4.3 With respect to the inclusion of long service leave entitlements as an industrial matter, HCLS simply notes that such an amendment would appear to be consistent with the scope of corresponding legislation in other state jurisdictions. Bypassing the need for an application to the Workplace Standards Authority improves the streamlining of the present system, and better enables such entitlements to be treated as an industrial matter in bargaining. Consequently, this amendment would appear to improve the consistency, simplicity and effectiveness of the system.

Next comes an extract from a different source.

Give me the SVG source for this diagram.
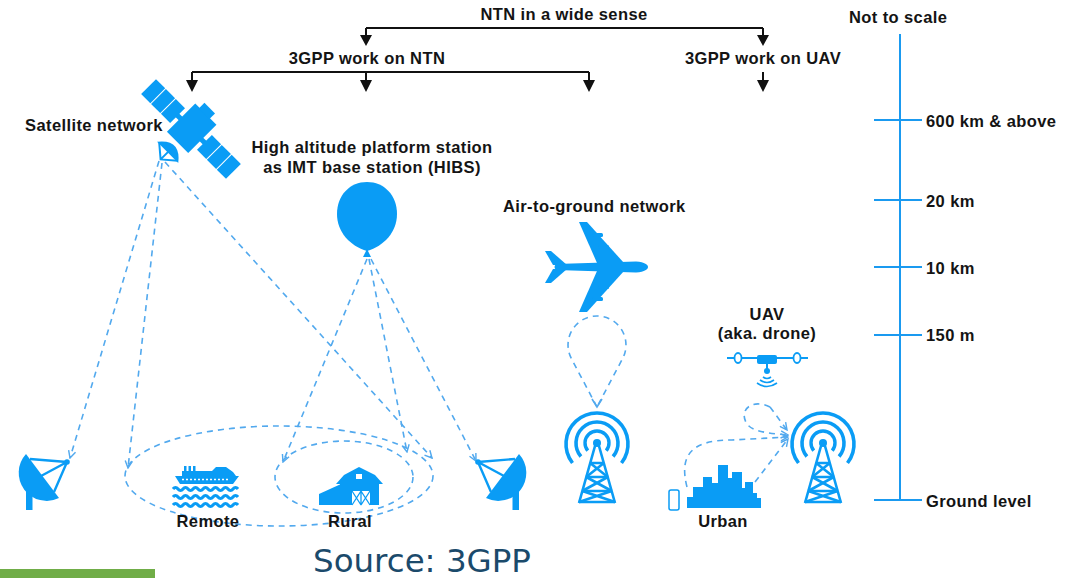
<svg xmlns="http://www.w3.org/2000/svg" width="1075" height="578" viewBox="0 0 1075 578">
  <style>
    .lbl { font-family: "Liberation Sans", Arial, sans-serif; font-weight: bold; font-size: 16.5px; letter-spacing: 0.4px; fill: #141414; }
    .mid { text-anchor: middle; }
    .blue { fill: #0a9cf5; }
    .bstroke { fill: none; stroke: #0a9cf5; }
    .dash { fill: none; stroke: #52a9ee; stroke-width: 1.6; stroke-dasharray: 6 5; }
    .tree { fill: none; stroke: #111; stroke-width: 2; }
    .head { fill: #111; }
    .scale { stroke: #1a9af0; stroke-width: 2; }
  </style>
  <defs>
    <marker id="chev" viewBox="0 0 10 10" refX="9" refY="5" markerWidth="9" markerHeight="9" markerUnits="userSpaceOnUse" orient="auto">
      <path d="M1,1 L9,5 L1,9" fill="none" stroke="#52a9ee" stroke-width="1.6"/>
    </marker>
    <g id="tower">
      <path d="M-24.5,20 A31,31 0 1 1 24.5,20" class="bstroke" stroke-width="3.6"/>
      <path d="M-16.1,13.5 A21,21 0 1 1 16.1,13.5" class="bstroke" stroke-width="3.6"/>
      <path d="M-9.2,7.7 A12,12 0 1 1 9.2,7.7" class="bstroke" stroke-width="3.4"/>
      <circle cx="0" cy="0" r="4" class="blue"/>
      <g class="bstroke" stroke-width="2.6" stroke-linejoin="round">
        <path d="M-2,3 L-18,60 M2,3 L18,60"/>
        <path d="M-6.9,20 H6.9 M-10.8,34 H10.8 M-14.7,48 H14.7 M-18,59 H18"/>
        <path d="M-6.9,20 L10.8,34 M6.9,20 L-10.8,34 M-10.8,34 L14.7,48 M10.8,34 L-14.7,48 M-14.7,48 L18,59 M14.7,48 L-18,59"/>
      </g>
    </g>
    <g id="dish">
      <path d="M26,454 A28,28 0 0 0 59,498 Z" class="blue"/>
      <path d="M30,459 L67,462 M54,492 L67,462 M41,476 L67,462" class="bstroke" stroke-width="2.4"/>
      <circle cx="67" cy="462" r="2.8" class="blue"/>
      <rect x="26" y="484" width="6.5" height="26" class="blue"/>
    </g>
  </defs>

  <!-- hierarchy of work items -->
  <g id="header">
    <text class="lbl mid" x="564" y="20">NTN in a wide sense</text>
    <text class="lbl mid" x="367" y="64">3GPP work on NTN</text>
    <text class="lbl mid" x="763" y="64">3GPP work on UAV</text>
  </g>

  <!-- connectors -->
  <g id="connectors">
    <path class="tree" d="M366,28 H763 M366,28 V37 M763,28 V37"/>
    <path class="head" d="M360,35 L372,35 L366,46 Z M757,35 L769,35 L763,46 Z"/>
    <path class="tree" d="M192,72 H589 M192,72 V81 M366,72 V81 M589,72 V81 M763,72 V81"/>
    <path class="head" d="M186,80 L198,80 L192,92 Z M360,80 L372,80 L366,92 Z M583,80 L595,80 L589,92 Z M757,80 L769,80 L763,92 Z"/>

    <!-- satellite beams -->
    <path class="dash" d="M159,161 L70,458" marker-end="url(#chev)"/>
    <path class="dash" d="M162,163 L128,468" marker-end="url(#chev)"/>
    <path class="dash" d="M165,162 L432,458" marker-end="url(#chev)"/>
    <!-- HIBS beams -->
    <path class="dash" d="M367,259 L283,462" marker-end="url(#chev)"/>
    <path class="dash" d="M369,259 L407,452" marker-end="url(#chev)"/>
    <path class="dash" d="M371,259 L476,461" marker-end="url(#chev)"/>
    <!-- coverage areas -->
    <ellipse class="dash" cx="279" cy="476" rx="154" ry="50"/>
    <ellipse class="dash" cx="344" cy="477" rx="69" ry="36"/>
    <!-- air-to-ground link -->
    <path class="dash" d="M597,407 L571.4,358.6 A29,29 0 1 1 622.6,358.6 L597,407"/>
    <path d="M592,399 L597,407 L602,399" fill="none" stroke="#52a9ee" stroke-width="1.6"/>
    <!-- urban links -->
    <path class="dash" d="M687,487 C678,452 695,440 732,440 L788,437" marker-end="url(#chev)"/>
    <path class="dash" d="M770,407 C752,398 738,410 747,424 C752,431 765,433 788,435" marker-end="url(#chev)"/>
    <path class="dash" d="M770,407 L787,430" marker-end="url(#chev)"/>
    <path class="dash" d="M755,482 L788,439" marker-end="url(#chev)"/>
  </g>

  <!-- satellite -->
  <g id="satellite">
    <g transform="translate(191,129) rotate(45)" class="blue">
      <rect x="-60" y="-10.5" width="13" height="21"/>
      <rect x="-46" y="-10.5" width="13" height="21"/>
      <rect x="-32" y="-10.5" width="13" height="21"/>
      <rect x="-20" y="-2.5" width="6" height="5"/>
      <rect x="-15" y="-21" width="30" height="40"/>
      <rect x="-9" y="-28" width="15" height="8"/>
      <rect x="14" y="-2.5" width="6" height="5"/>
      <rect x="19" y="-10.5" width="13" height="21"/>
      <rect x="33" y="-10.5" width="13" height="21"/>
      <rect x="47" y="-10.5" width="13" height="21"/>
      <path d="M-15,33 Q0,14 15,33 Z"/>
      <path d="M-13,32 L0,43 L13,32 M0,27 L0,43" fill="none" stroke="#0a9cf5" stroke-width="2"/>
    </g>
    <text class="lbl" x="25" y="131">Satellite network</text>
  </g>

  <!-- high altitude platform -->
  <g id="hibs">
    <path class="blue" d="M367,251 C350,246 337,232 337,214 C337,195 350,182 367,182 C384,182 397,195 397,214 C397,232 384,246 367,251 Z"/>
    <path class="blue" d="M363,257 L367,249 L371,257 Z"/>
    <text class="lbl mid" x="372" y="153">High altitude platform station</text>
    <text class="lbl mid" x="372" y="173">as IMT base station (HIBS)</text>
  </g>

  <!-- aircraft -->
  <g id="air-to-ground">
    <g class="blue">
      <path d="M556,264 L636,261.5 C645,262 648,265 648,267 C648,269 645,272 636,272.5 L556,270 Q553,267 556,264 Z"/>
      <path d="M597,263 L579,222 L587,222 L624,263 Z"/>
      <path d="M597,271 L579,312 L587,312 L624,271 Z"/>
      <path d="M553,265 L545,251 L551,251 L567,265 Z"/>
      <path d="M553,269 L545,283 L551,283 L567,269 Z"/>
      <rect x="592" y="233" width="11" height="4" rx="1.5"/>
      <rect x="598" y="245" width="11" height="4" rx="1.5"/>
      <rect x="592" y="297" width="11" height="4" rx="1.5"/>
      <rect x="598" y="285" width="11" height="4" rx="1.5"/>
    </g>
    <text class="lbl" x="503" y="212">Air-to-ground network</text>
  </g>

  <!-- ground base stations -->
  <g id="tower-a2g"><use href="#tower" transform="translate(597,443)"/></g>
  <g id="tower-urban"><use href="#tower" transform="translate(823,443)"/></g>

  <!-- drone -->
  <g id="uav">
    <text class="lbl mid" x="767" y="320">UAV</text>
    <text class="lbl mid" x="767" y="339">(aka. drone)</text>
    <path class="bstroke" stroke-width="2" d="M727,358 H808 M767,363 V369"/>
    <ellipse cx="738" cy="358" rx="3.5" ry="5" fill="#fff" stroke="#0a9cf5" stroke-width="1.8"/>
    <ellipse cx="797" cy="358" rx="3.5" ry="5" fill="#fff" stroke="#0a9cf5" stroke-width="1.8"/>
    <rect x="757" y="355" width="20" height="9" rx="2" class="blue"/>
    <circle cx="767" cy="371" r="3" class="blue"/>
    <path class="bstroke" stroke-width="1.6" d="M763,377 Q767,380 771,377 M760,380 Q767,385 774,380 M757,383 Q767,390 777,383"/>
  </g>

  <!-- ground dishes -->
  <g id="dish-left"><use href="#dish"/></g>
  <g id="dish-right"><use href="#dish" transform="translate(545,0) scale(-1,1)"/></g>

  <!-- remote area: ship at sea -->
  <g id="remote">
    <g class="blue">
      <rect x="184" y="466" width="2.5" height="6"/>
      <rect x="188.5" y="466" width="2.5" height="6"/>
      <rect x="193" y="466" width="2.5" height="6"/>
      <path d="M182,476 L182,471 L212,471 L216,467 L226,467 L233,472 L236,476 Z"/>
      <path d="M175,476 L239,476 L233,484 L180,484 Z"/>
    </g>
    <path d="M182,479.5 H230" stroke="#fff" stroke-width="1.5" stroke-dasharray="2 2"/>
    <g class="bstroke" stroke-width="3.2">
      <path d="M173,489 q2.5,-3 5,0 t5,0 t5,0 t5,0 t5,0 t5,0 t5,0 t5,0 t5,0 t5,0 t5,0 t5,0 t5,0"/>
      <path d="M173,497 q2.5,-3 5,0 t5,0 t5,0 t5,0 t5,0 t5,0 t5,0 t5,0 t5,0 t5,0 t5,0 t5,0 t5,0"/>
      <path d="M173,505 q2.5,-3 5,0 t5,0 t5,0 t5,0 t5,0 t5,0 t5,0 t5,0 t5,0 t5,0 t5,0 t5,0 t5,0"/>
    </g>
    <text class="lbl mid" x="208" y="527">Remote</text>
  </g>

  <!-- rural area: barn -->
  <g id="rural">
    <g class="blue">
      <path d="M319,505 L319,494 L341,484 L341,505 Z"/>
      <path d="M336,484 L344,475 L359,467 L375,475 L383,484 L379,484 L379,505 L340,505 L340,484 Z"/>
    </g>
    <rect x="356" y="474" width="6" height="5" fill="#fff"/>
    <rect x="352" y="491" width="18" height="14" fill="#fff"/>
    <path d="M361,491 V505 M352,491 L361,505 M361,491 L352,505 M361,491 L370,505 M370,491 L361,505" stroke="#0a9cf5" stroke-width="1.3"/>
    <text class="lbl mid" x="350" y="527">Rural</text>
  </g>

  <!-- urban area: skyline and handset -->
  <g id="urban">
    <path class="blue" d="M687,508 L687,497 L693,497 L693,487 L703,487 L703,477 L712,477 L712,483 L718,483 L718,465 L728,465 L728,478 L732,478 L732,472 L742,472 L742,488 L745,488 L745,482 L753,482 L753,493 L757,493 L757,498 L761,498 L761,508 Z"/>
    <rect x="669" y="490" width="10" height="20" rx="2" fill="none" stroke="#0a9cf5" stroke-width="1.5"/>
    <text class="lbl mid" x="723" y="527">Urban</text>
  </g>

  <!-- altitude scale -->
  <g id="scale">
    <text class="lbl" x="849" y="23">Not to scale</text>
    <path class="scale" d="M900,34 V500 M874,120 H922 M874,200 H922 M874,267 H922 M874,335 H922 M874,500 H922"/>
    <text class="lbl" x="926" y="127">600 km &amp; above</text>
    <text class="lbl" x="926" y="207">20 km</text>
    <text class="lbl" x="926" y="274">10 km</text>
    <text class="lbl" x="926" y="341">150 m</text>
    <text class="lbl" x="926" y="507">Ground level</text>
  </g>

  <!-- footer -->
  <g id="footer">
    <rect x="0" y="569" width="155" height="9" fill="#70ad47"/>
    <text x="313" y="572" font-family="'DejaVu Sans', Verdana, sans-serif" font-size="32.5" fill="#1b4a6b">Source: 3GPP</text>
  </g>
</svg>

4.4 If the legislation is to view employee organisations as relevant to the consideration of industrial disputes and to the Commission’s decision-making process, then policy consistency demands provisions for the deduction and payment of employee union dues as a legitimate industrial matter. This is a very separate issue from that of compulsory union membership. Where employees elect to join a union — to avail themselves of the union’s capacity to represent their industrial interests — then the accompanying payment of dues would seem to logically constitute a part of that industrial matter.
4.5 The proposed broader interpretation of ‘industrial matter’ is therefore supported as being logical and consistent with the overall intent of the amended Act, and as enhancing the equitable treatment of workers, legislative comprehensiveness and consistency and, therefore, the effectiveness of its application.
5 CRITERIA FOR TESTING AGREEMENTS
5.1 The Bill proposes two key amendments to establish the criteria against which enterprise agreements be considered:
a "public interest" test
a "no disadvantage" test (essentially to give effect to the public interest test).
HCLS strongly supports both amendments.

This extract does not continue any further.